§ Items
******

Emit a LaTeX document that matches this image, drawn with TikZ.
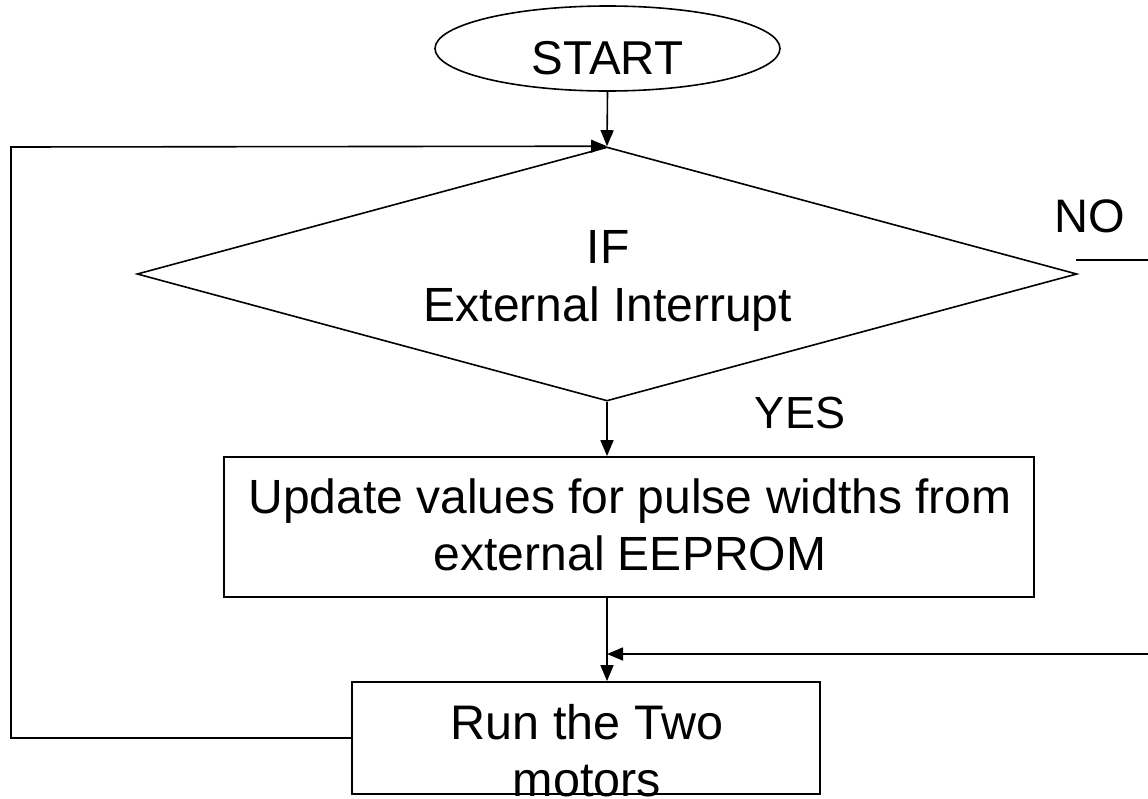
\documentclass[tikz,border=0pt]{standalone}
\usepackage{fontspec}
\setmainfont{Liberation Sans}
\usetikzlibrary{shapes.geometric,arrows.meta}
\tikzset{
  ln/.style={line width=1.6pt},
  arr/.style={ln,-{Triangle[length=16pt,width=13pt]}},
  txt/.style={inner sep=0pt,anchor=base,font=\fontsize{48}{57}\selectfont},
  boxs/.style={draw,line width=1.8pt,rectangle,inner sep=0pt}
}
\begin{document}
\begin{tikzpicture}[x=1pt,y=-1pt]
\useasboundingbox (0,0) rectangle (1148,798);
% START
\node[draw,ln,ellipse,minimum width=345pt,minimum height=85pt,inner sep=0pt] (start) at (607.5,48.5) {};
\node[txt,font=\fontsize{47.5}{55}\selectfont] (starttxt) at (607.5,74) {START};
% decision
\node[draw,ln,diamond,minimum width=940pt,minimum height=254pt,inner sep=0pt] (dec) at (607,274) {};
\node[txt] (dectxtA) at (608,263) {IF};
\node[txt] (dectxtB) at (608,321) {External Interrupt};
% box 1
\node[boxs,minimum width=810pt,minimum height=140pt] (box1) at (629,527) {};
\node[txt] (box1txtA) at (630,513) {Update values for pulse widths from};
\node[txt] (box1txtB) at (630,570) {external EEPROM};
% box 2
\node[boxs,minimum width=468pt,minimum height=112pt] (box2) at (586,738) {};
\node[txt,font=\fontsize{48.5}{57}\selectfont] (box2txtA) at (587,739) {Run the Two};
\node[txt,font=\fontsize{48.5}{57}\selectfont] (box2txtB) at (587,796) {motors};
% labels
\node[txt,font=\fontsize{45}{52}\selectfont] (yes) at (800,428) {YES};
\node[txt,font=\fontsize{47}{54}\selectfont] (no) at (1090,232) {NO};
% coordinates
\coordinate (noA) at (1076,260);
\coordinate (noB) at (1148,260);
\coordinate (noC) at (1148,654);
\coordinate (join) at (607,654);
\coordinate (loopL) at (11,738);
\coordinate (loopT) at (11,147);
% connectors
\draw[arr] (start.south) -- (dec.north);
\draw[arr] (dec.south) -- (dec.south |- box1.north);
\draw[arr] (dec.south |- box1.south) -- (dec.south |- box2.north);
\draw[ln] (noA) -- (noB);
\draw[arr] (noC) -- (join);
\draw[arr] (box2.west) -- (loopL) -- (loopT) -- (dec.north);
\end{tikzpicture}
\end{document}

******

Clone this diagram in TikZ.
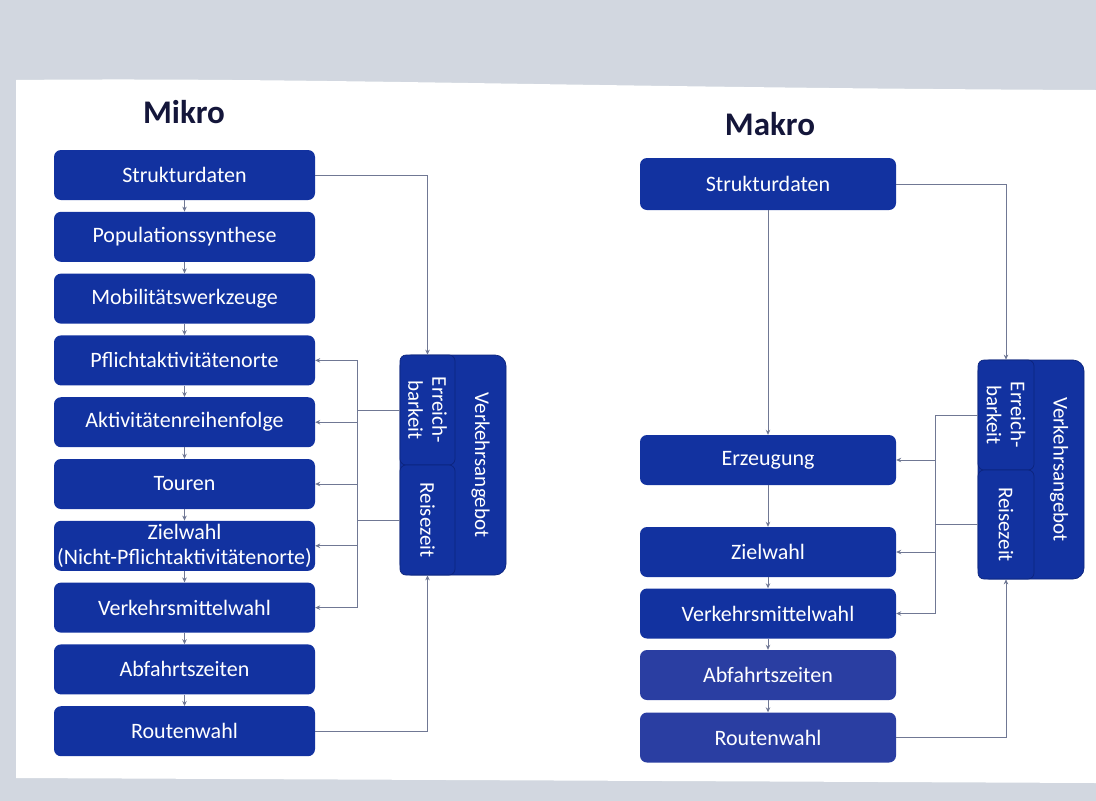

******

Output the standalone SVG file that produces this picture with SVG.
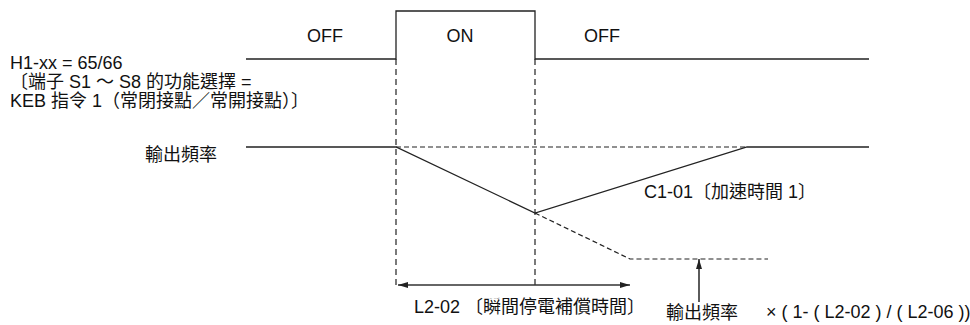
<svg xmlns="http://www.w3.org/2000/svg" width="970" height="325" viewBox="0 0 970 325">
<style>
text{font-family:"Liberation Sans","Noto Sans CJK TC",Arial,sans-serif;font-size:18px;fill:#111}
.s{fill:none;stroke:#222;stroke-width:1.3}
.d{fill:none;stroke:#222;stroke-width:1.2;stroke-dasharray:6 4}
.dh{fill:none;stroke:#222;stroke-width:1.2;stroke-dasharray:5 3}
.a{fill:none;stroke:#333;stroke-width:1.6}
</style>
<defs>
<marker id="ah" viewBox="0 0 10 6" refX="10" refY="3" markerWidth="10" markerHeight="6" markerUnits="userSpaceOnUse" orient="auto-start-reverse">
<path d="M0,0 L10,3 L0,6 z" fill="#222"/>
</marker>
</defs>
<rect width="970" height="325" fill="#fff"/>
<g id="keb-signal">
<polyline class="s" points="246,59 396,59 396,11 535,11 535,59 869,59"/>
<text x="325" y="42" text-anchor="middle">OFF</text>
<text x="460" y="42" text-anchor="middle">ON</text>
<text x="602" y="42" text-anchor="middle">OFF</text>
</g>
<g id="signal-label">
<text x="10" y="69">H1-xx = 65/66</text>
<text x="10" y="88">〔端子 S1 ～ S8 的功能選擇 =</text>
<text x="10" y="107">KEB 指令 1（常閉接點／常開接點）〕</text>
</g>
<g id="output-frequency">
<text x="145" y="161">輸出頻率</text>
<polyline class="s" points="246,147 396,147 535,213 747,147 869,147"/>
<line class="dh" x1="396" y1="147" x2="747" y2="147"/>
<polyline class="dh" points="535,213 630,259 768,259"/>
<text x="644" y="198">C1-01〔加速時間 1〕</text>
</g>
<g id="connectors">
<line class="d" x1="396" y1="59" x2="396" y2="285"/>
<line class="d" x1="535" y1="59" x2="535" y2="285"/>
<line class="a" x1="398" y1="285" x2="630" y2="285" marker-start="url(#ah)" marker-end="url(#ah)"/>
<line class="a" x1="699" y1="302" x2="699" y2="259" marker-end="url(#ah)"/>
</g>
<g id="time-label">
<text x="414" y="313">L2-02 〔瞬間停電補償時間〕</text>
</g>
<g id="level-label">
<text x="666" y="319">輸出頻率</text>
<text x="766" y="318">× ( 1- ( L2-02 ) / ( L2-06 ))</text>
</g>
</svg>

******

§ Exercise requirements
Pick out the lines containing the string "this".

§ The answer
Emit a LaTeX document that matches this image, drawn with TikZ.
Clone this diagram in TikZ.
Output the standalone SVG file that produces this picture with SVG.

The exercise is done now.